James Watt Junior, FRS (5 February 1769 – 2 June 1848) was a Scottish engineer, businessman and activist.

He was born on 5 February 1769, the son of James Watt by his first wife Margaret Miller, and half-brother of Gregory Watt. He was educated at Winson Green near Birmingham, by Rev. Henry Pickering. His father was unable to find a better school, though dissatisfied with his son's progress.

At age 15 Watt spent a year at the Bersham Ironworks of John Wilkinson; and then went to Geneva. There he lodged with Nicolas-Théodore de Saussure, and knew Marc-Auguste Pictet and Jean-André Deluc. Subsequently, he studied German in Eisenach.

In 1788 Watt returned to England and a position in the textile trade in Manchester. Initially he worked at Taylor & Maxwell, makers of fustian, where Charles Taylor was a partner. Watt worked there in the counting-house. He was then employed by the Manchester radical Thomas Walker, changing jobs just before the Priestley Riots of July 1791.
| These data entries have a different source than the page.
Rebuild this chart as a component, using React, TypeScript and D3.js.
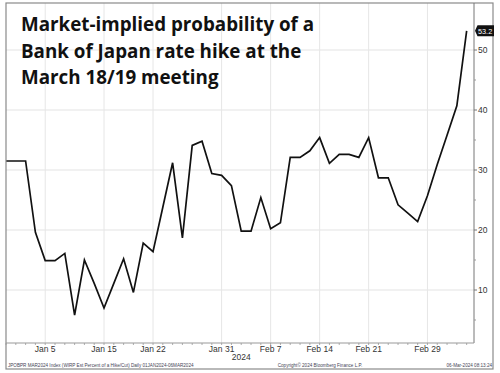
import React from "react";
import * as d3 from "d3";

const dates: string[] = [
  "Jan 1","Jan 2","Jan 3","Jan 4","Jan 5","Jan 8","Jan 9","Jan 10","Jan 11","Jan 12",
  "Jan 15","Jan 16","Jan 17","Jan 18","Jan 19","Jan 22","Jan 23","Jan 24","Jan 25","Jan 26",
  "Jan 29","Jan 30","Jan 31","Feb 1","Feb 2","Feb 5","Feb 6","Feb 7","Feb 8","Feb 9",
  "Feb 12","Feb 13","Feb 14","Feb 15","Feb 16","Feb 19","Feb 20","Feb 21","Feb 22","Feb 23",
  "Feb 26","Feb 27","Feb 28","Feb 29","Mar 1","Mar 4","Mar 5","Mar 6",
];

const probability: number[] = [
  31.5, 31.5, 31.5, 19.6, 14.9, 14.9, 16.1, 5.8, 15.0, 11.1,
  7.0, 11.1, 15.2, 9.6, 17.8, 16.4, 23.8, 31.2, 18.7, 34.1,
  34.8, 29.4, 29.1, 27.4, 19.8, 19.8, 25.4, 20.2, 21.2, 32.1,
  32.1, 33.2, 35.4, 31.1, 32.6, 32.6, 32.1, 35.4, 28.7, 28.7,
  24.2, 22.8, 21.4, 25.7, 30.9, 35.8, 40.7, 53.2,
];

const xTickLabels: string[] = ["Jan 5", "Jan 15", "Jan 22", "Jan 31", "Feb 7", "Feb 14", "Feb 21", "Feb 29"];
const yTicks: number[] = [10, 20, 30, 40, 50];
const yMinorTicks: number[] = [5, 15, 25, 35, 45];
const titleLines: string[] = [
  "Market-implied probability of a",
  "Bank of Japan rate hike at the",
  "March 18/19 meeting",
];
const footerLeft = "JPOBPR MAR2024 Index (WIRP Est Percent of a Hike/Cut)  Daily 01JAN2024-06MAR2024";
const footerMid = "Copyright\u00A9 2024 Bloomberg Finance L.P.";
const footerRight = "06-Mar-2024 08:13:24";
const yearLabel = "2024";
const lastLabel = "53.2";

export default function App() {
  const W = 500, H = 373;
  const left = 6, right = 474, top = 3, bottom = 343;
  const x = d3.scaleLinear().domain([0, 47.75]).range([left, right]);
  const y = d3.scaleLinear().domain([0, 50]).range([350, 50]);
  const line = d3.line<number>().x((_, i) => x(i)).y((d) => y(d));
  const lastIdx = probability.length - 1;
  const lastY = y(probability[lastIdx]);
  const axisFont = "'Liberation Sans', Arial, sans-serif";

  return (
    <svg width={W} height={H} style={{ position: "absolute", left: 0, top: 0, background: "#fff" }}>
      <rect x={0} y={0} width={W} height={H} fill="#fff" />
      {/* grid */}
      {yTicks.map((t) => (
        <line key={"hg" + t} x1={left} x2={right} y1={y(t)} y2={y(t)} stroke="#e3e3e3" strokeWidth={1} />
      ))}
      {xTickLabels.map((lab) => {
        const i = dates.indexOf(lab);
        return <line key={"vg" + lab} x1={x(i)} x2={x(i)} y1={top} y2={bottom} stroke="#e6e6e6" strokeWidth={1} />;
      })}
      {/* title */}
      {titleLines.map((t, k) => (
        <text key={t} x={21} y={31 + k * 26.5} fontFamily="'Open Sans', sans-serif" fontWeight={700} fontSize={18.8} fill="#111">
          {t}
        </text>
      ))}
      {/* series */}
      <path d={line(probability) || ""} fill="none" stroke="#111" strokeWidth={1.7} strokeLinejoin="miter" />
      {/* frame */}
      <rect x={left} y={top} width={493 - left} height={369 - top} fill="none" stroke="#8a8a8a" strokeWidth={1.2} />
      <line x1={right} x2={right} y1={top} y2={bottom} stroke="#777" strokeWidth={1} />
      <line x1={left} x2={right} y1={bottom} y2={bottom} stroke="#999" strokeWidth={1} />
      {/* x ticks */}
      {dates.map((d, i) => (
        <line key={"xt" + i} x1={x(i)} x2={x(i)} y1={bottom} y2={bottom + 2} stroke="#999" strokeWidth={0.8} />
      ))}
      {xTickLabels.map((lab) => {
        const i = dates.indexOf(lab);
        return (
          <text key={"xl" + lab} x={x(i)} y={352} textAnchor="middle" fontFamily={axisFont} fontSize={8.5} fill="#333">
            {lab}
          </text>
        );
      })}
      <text x={x(dates.indexOf("Feb 2"))} y={360} textAnchor="middle" fontFamily={axisFont} fontSize={8.5} fill="#333">
        {yearLabel}
      </text>
      {/* y ticks */}
      {yTicks.map((t) => (
        <g key={"yt" + t}>
          <line x1={right} x2={right + 3} y1={y(t)} y2={y(t)} stroke="#777" />
          <text x={right + 4} y={y(t) + 3} fontFamily={axisFont} fontSize={8.5} fill="#333">
            {t}
          </text>
        </g>
      ))}
      {yMinorTicks.map((t) => (
        <line key={"ym" + t} x1={right} x2={right + 2} y1={y(t)} y2={y(t)} stroke="#999" />
      ))}
      {/* last value label */}
      <path
        d={`M${right + 1},${lastY} L${right + 3.5},${lastY - 5.5} L${494},${lastY - 5.5} L${494},${lastY + 5.5} L${right + 3.5},${lastY + 5.5} Z`}
        fill="#111"
      />
      <text x={right + 4} y={lastY + 3} fontFamily={axisFont} fontSize={7.3} fill="#fff">
        {lastLabel}
      </text>
      {/* footer */}
      <text x={8} y={367} fontFamily={axisFont} fontSize={4.6} fill="#445">{footerLeft}</text>
      <text x={320} y={367} textAnchor="middle" fontFamily={axisFont} fontSize={4.6} fill="#445">{footerMid}</text>
      <text x={492} y={367} textAnchor="end" fontFamily={axisFont} fontSize={4.6} fill="#445">{footerRight}</text>
    </svg>
  );
}
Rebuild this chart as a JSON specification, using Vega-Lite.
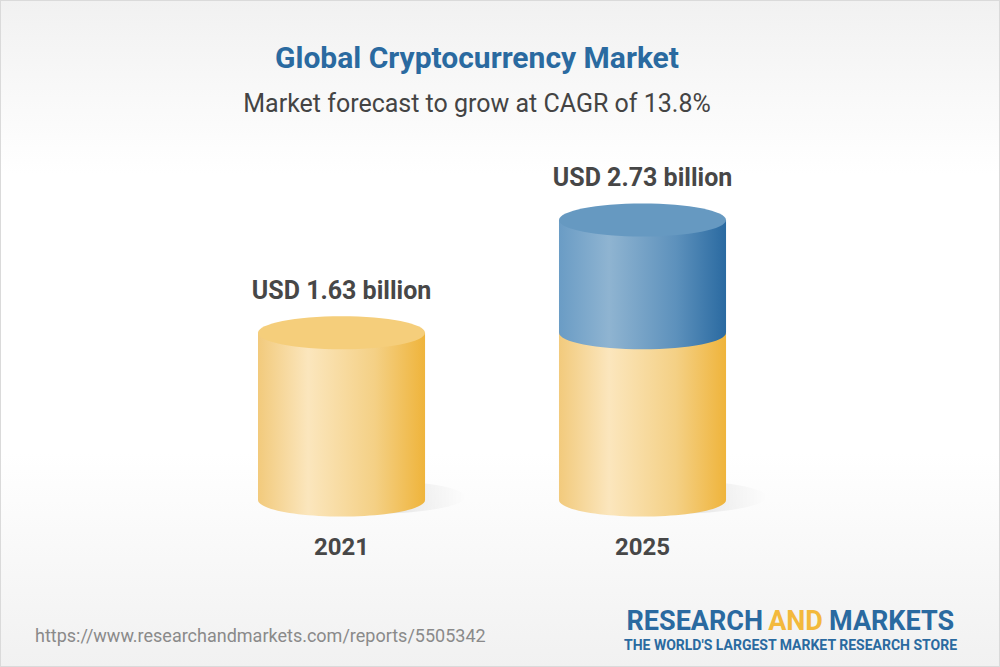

The Manchester Literary and Philosophical Society was just one of a number of intellectual groups in Manchester at that period: Walker, Watt, Thomas Cooper and Samuel Jackson were leaders in the discussion of liberal reform and the views of Adam Smith. Watt became secretary of the Society in 1790, with John Ferriar. At this point Watt's interests were rather broad: Jacob Joseph Winterl the Hungarian chemist, Christoph Meiners, the Dictionary of Chemistry started by James Keir.